» THE TASK
Each line of the listing must be transcribed exactly, except for the images, which should be excluded.

» AVAILABLE DATA

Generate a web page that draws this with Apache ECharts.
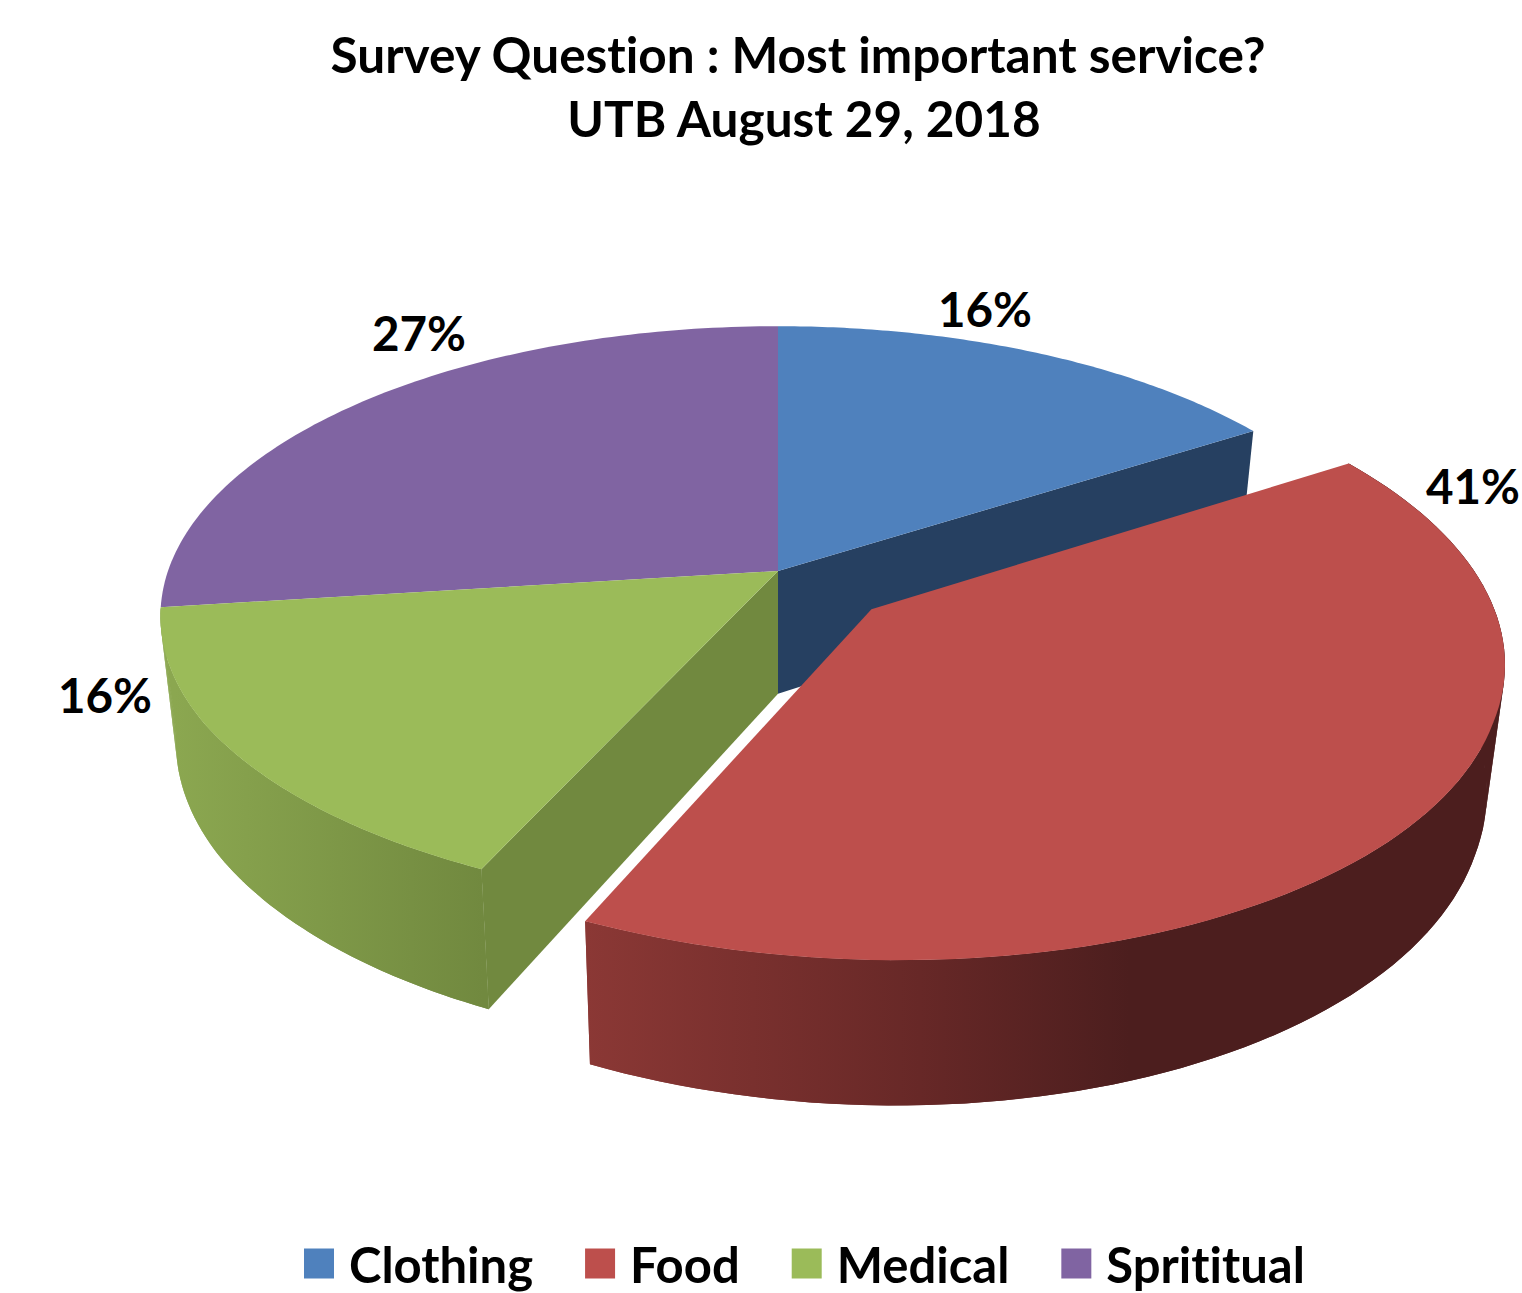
<!DOCTYPE html>
<html>
<head>
<meta charset="utf-8">
<style>
html,body{margin:0;padding:0;background:#fff}
#chart{width:1522px;height:1293px}
#chart text{font-variant-ligatures:none}
</style>
<script src="https://cdn.jsdelivr.net/npm/echarts@6/dist/echarts.min.js"></script>
</head>
<body>
<div id="chart"></div>
<script>
// Survey results
const categories = ['Clothing', 'Food', 'Medical', 'Sprititual'];
const shares = [16, 41, 16, 27];
const titleLines = ['Survey Question : Most important service?', 'UTB August 29, 2018'];

// Palette
const topColors = ['#4f81bd', '#bd4f4c', '#9bbb59', '#8064a2'];
const cutColors = ['#264061', '#7a2e2c', '#71893f', '#4d3c62'];
const wallStops = {
  1: [[0, '#8b3835'], [0.615, '#672827'], [1, '#4c1e1e']],
  2: [[0, '#8ba750'], [1, '#71893f']]
};
const wallSpans = { 1: [585, 1130], 2: [175, 483] };

// Tilted-disc projection used for the pie
const layout = {
  originX: 778, originY: 571, radiusX: 610, radiusY: 283,
  perspective: 0.156,
  frontLean: 0.02, frontLeanFrom: 0.5,
  wallInset: 0.975, wallScaleY: 1.058, wallShift: 0.4336,
  explode: { 1: 0.2 }
};
const cutEdge = { 0: 'end', 2: 'start' };
const outerWall = { 1: true, 2: true };
const labelCentres = [[985, 308], [1473, 485], [105, 694], [419, 332]];
const titleCentres = [793, 799];
const drawOrder = [3, 0, 2, 1];

const starts = [];
shares.reduce((sum, v, i) => { starts[i] = sum; return sum + v; }, 0);
const total = shares.reduce((a, b) => a + b, 0);

function toAngle(part) { return part / total * Math.PI * 2; }

function project(u, v) {
  const w = 1 - layout.perspective * v;
  const lean = layout.frontLean * Math.max(v - layout.frontLeanFrom, 0);
  return [(u + lean) / w, v / w];
}

function lowerPlane(p) {
  return [p[0] * layout.wallInset, p[1] * layout.wallScaleY + layout.wallShift];
}

function renderSlice(index, params, api) {
  const share = api.value(0);
  const a0 = toAngle(starts[index]);
  const a1 = a0 + toAngle(share);
  const mid = (a0 + a1) / 2;
  const d = layout.explode[index] || 0;
  const ox = d * Math.sin(mid), oy = -d * Math.cos(mid);

  const rim = (a) => project(ox + Math.sin(a), oy - Math.cos(a));
  const apex = project(ox, oy);
  const steps = 96;
  const arc = [];
  for (let i = 0; i <= steps; i++) arc.push(rim(a0 + (a1 - a0) * i / steps));
  const px = (p) => api.coord(p);
  const children = [];

  if (cutEdge[index]) {
    const edge = cutEdge[index] === 'start' ? arc[0] : arc[steps];
    children.push({
      type: 'polygon',
      shape: { points: [apex, edge, lowerPlane(edge), lowerPlane(apex)].map(px) },
      style: { fill: cutColors[index] }
    });
  }
  if (outerWall[index]) {
    const span = wallSpans[index];
    const fill = new echarts.graphic.LinearGradient(span[0], 0, span[1], 0, wallStops[index].map(
      (s) => ({ offset: s[0], color: s[1] })), true);
    // Swept strips give the straight silhouette where the wall turns away from view
    for (let i = 0; i < steps; i += 2) {
      const a = arc[i], b = arc[i + 2];
      children.push({
        type: 'polygon',
        shape: { points: [a, b, lowerPlane(b), lowerPlane(a)].map(px) },
        style: { fill }
      });
    }
    children.push({
      type: 'polygon',
      shape: { points: arc.concat(arc.map(lowerPlane).reverse()).map(px) },
      style: { fill }
    });
  }
  children.push({
    type: 'polygon',
    shape: { points: [apex].concat(arc).map(px) },
    style: { fill: topColors[index] }
  });
  children.push({
    type: 'text',
    style: {
      text: share + '%',
      x: labelCentres[index][0], y: labelCentres[index][1],
      fill: '#000', align: 'center', verticalAlign: 'middle',
      font: 'bold 47.5px Lato'
    }
  });
  return { type: 'group', children };
}

const chart = echarts.init(document.getElementById('chart'), null, { renderer: 'svg' });
chart.setOption({
  animation: false,
  backgroundColor: '#fff',
  title: titleLines.map((line, i) => ({
    text: line,
    left: titleCentres[i], top: 17 + i * 64, textAlign: 'center',
    textStyle: { fontFamily: 'Lato', fontWeight: 'bold', fontSize: 49.5, lineHeight: 64, color: '#000' }
  })),
  legend: {
    data: categories,
    left: 299, top: 1234,
    itemWidth: 30, itemHeight: 30, itemGap: 52,
    icon: 'rect',
    selectedMode: false,
    textStyle: { fontFamily: 'Lato', fontWeight: 'bold', fontSize: 49, lineHeight: 40, color: '#000', padding: [0, 0, 0, 10] }
  },
  grid: { left: 0, right: 0, top: 0, bottom: 0 },
  xAxis: {
    type: 'value', show: false,
    min: -layout.originX / layout.radiusX,
    max: (1522 - layout.originX) / layout.radiusX
  },
  yAxis: {
    type: 'value', show: false, inverse: true,
    min: -layout.originY / layout.radiusY,
    max: (1293 - layout.originY) / layout.radiusY
  },
  series: drawOrder.map((index, order) => ({
    type: 'custom',
    name: categories[index],
    coordinateSystem: 'cartesian2d',
    clip: false,
    z: order + 2,
    itemStyle: { color: topColors[index] },
    encode: { x: 0, y: 0 },
    data: [[shares[index]]],
    renderItem: (params, api) => renderSlice(index, params, api)
  }))
});
</script>
</body>
</html>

» OUTPUT
Generate a web page that draws this with Apache ECharts.
<!DOCTYPE html>
<html>
<head>
<meta charset="utf-8">
<style>
html,body{margin:0;padding:0;background:#fff}
#chart{width:1522px;height:1293px}
#chart text{font-variant-ligatures:none}
</style>
<script src="https://cdn.jsdelivr.net/npm/echarts@6/dist/echarts.min.js"></script>
</head>
<body>
<div id="chart"></div>
<script>
// Survey results
const categories = ['Clothing', 'Food', 'Medical', 'Sprititual'];
const shares = [16, 41, 16, 27];
const titleLines = ['Survey Question : Most important service?', 'UTB August 29, 2018'];

// Palette
const topColors = ['#4f81bd', '#bd4f4c', '#9bbb59', '#8064a2'];
const cutColors = ['#264061', '#7a2e2c', '#71893f', '#4d3c62'];
const wallStops = {
  1: [[0, '#8b3835'], [0.615, '#672827'], [1, '#4c1e1e']],
  2: [[0, '#8ba750'], [1, '#71893f']]
};
const wallSpans = { 1: [585, 1130], 2: [175, 483] };

// Tilted-disc projection used for the pie
const layout = {
  originX: 778, originY: 571, radiusX: 610, radiusY: 283,
  perspective: 0.156,
  frontLean: 0.02, frontLeanFrom: 0.5,
  wallInset: 0.975, wallScaleY: 1.058, wallShift: 0.4336,
  explode: { 1: 0.2 }
};
const cutEdge = { 0: 'end', 2: 'start' };
const outerWall = { 1: true, 2: true };
const labelCentres = [[985, 308], [1473, 485], [105, 694], [419, 332]];
const titleCentres = [793, 799];
const drawOrder = [3, 0, 2, 1];

const starts = [];
shares.reduce((sum, v, i) => { starts[i] = sum; return sum + v; }, 0);
const total = shares.reduce((a, b) => a + b, 0);

function toAngle(part) { return part / total * Math.PI * 2; }

function project(u, v) {
  const w = 1 - layout.perspective * v;
  const lean = layout.frontLean * Math.max(v - layout.frontLeanFrom, 0);
  return [(u + lean) / w, v / w];
}

function lowerPlane(p) {
  return [p[0] * layout.wallInset, p[1] * layout.wallScaleY + layout.wallShift];
}

function renderSlice(index, params, api) {
  const share = api.value(0);
  const a0 = toAngle(starts[index]);
  const a1 = a0 + toAngle(share);
  const mid = (a0 + a1) / 2;
  const d = layout.explode[index] || 0;
  const ox = d * Math.sin(mid), oy = -d * Math.cos(mid);

  const rim = (a) => project(ox + Math.sin(a), oy - Math.cos(a));
  const apex = project(ox, oy);
  const steps = 96;
  const arc = [];
  for (let i = 0; i <= steps; i++) arc.push(rim(a0 + (a1 - a0) * i / steps));
  const px = (p) => api.coord(p);
  const children = [];

  if (cutEdge[index]) {
    const edge = cutEdge[index] === 'start' ? arc[0] : arc[steps];
    children.push({
      type: 'polygon',
      shape: { points: [apex, edge, lowerPlane(edge), lowerPlane(apex)].map(px) },
      style: { fill: cutColors[index] }
    });
  }
  if (outerWall[index]) {
    const span = wallSpans[index];
    const fill = new echarts.graphic.LinearGradient(span[0], 0, span[1], 0, wallStops[index].map(
      (s) => ({ offset: s[0], color: s[1] })), true);
    // Swept strips give the straight silhouette where the wall turns away from view
    for (let i = 0; i < steps; i += 2) {
      const a = arc[i], b = arc[i + 2];
      children.push({
        type: 'polygon',
        shape: { points: [a, b, lowerPlane(b), lowerPlane(a)].map(px) },
        style: { fill }
      });
    }
    children.push({
      type: 'polygon',
      shape: { points: arc.concat(arc.map(lowerPlane).reverse()).map(px) },
      style: { fill }
    });
  }
  children.push({
    type: 'polygon',
    shape: { points: [apex].concat(arc).map(px) },
    style: { fill: topColors[index] }
  });
  children.push({
    type: 'text',
    style: {
      text: share + '%',
      x: labelCentres[index][0], y: labelCentres[index][1],
      fill: '#000', align: 'center', verticalAlign: 'middle',
      font: 'bold 47.5px Lato'
    }
  });
  return { type: 'group', children };
}

const chart = echarts.init(document.getElementById('chart'), null, { renderer: 'svg' });
chart.setOption({
  animation: false,
  backgroundColor: '#fff',
  title: titleLines.map((line, i) => ({
    text: line,
    left: titleCentres[i], top: 17 + i * 64, textAlign: 'center',
    textStyle: { fontFamily: 'Lato', fontWeight: 'bold', fontSize: 49.5, lineHeight: 64, color: '#000' }
  })),
  legend: {
    data: categories,
    left: 299, top: 1234,
    itemWidth: 30, itemHeight: 30, itemGap: 52,
    icon: 'rect',
    selectedMode: false,
    textStyle: { fontFamily: 'Lato', fontWeight: 'bold', fontSize: 49, lineHeight: 40, color: '#000', padding: [0, 0, 0, 10] }
  },
  grid: { left: 0, right: 0, top: 0, bottom: 0 },
  xAxis: {
    type: 'value', show: false,
    min: -layout.originX / layout.radiusX,
    max: (1522 - layout.originX) / layout.radiusX
  },
  yAxis: {
    type: 'value', show: false, inverse: true,
    min: -layout.originY / layout.radiusY,
    max: (1293 - layout.originY) / layout.radiusY
  },
  series: drawOrder.map((index, order) => ({
    type: 'custom',
    name: categories[index],
    coordinateSystem: 'cartesian2d',
    clip: false,
    z: order + 2,
    itemStyle: { color: topColors[index] },
    encode: { x: 0, y: 0 },
    data: [[shares[index]]],
    renderItem: (params, api) => renderSlice(index, params, api)
  }))
});
</script>
</body>
</html>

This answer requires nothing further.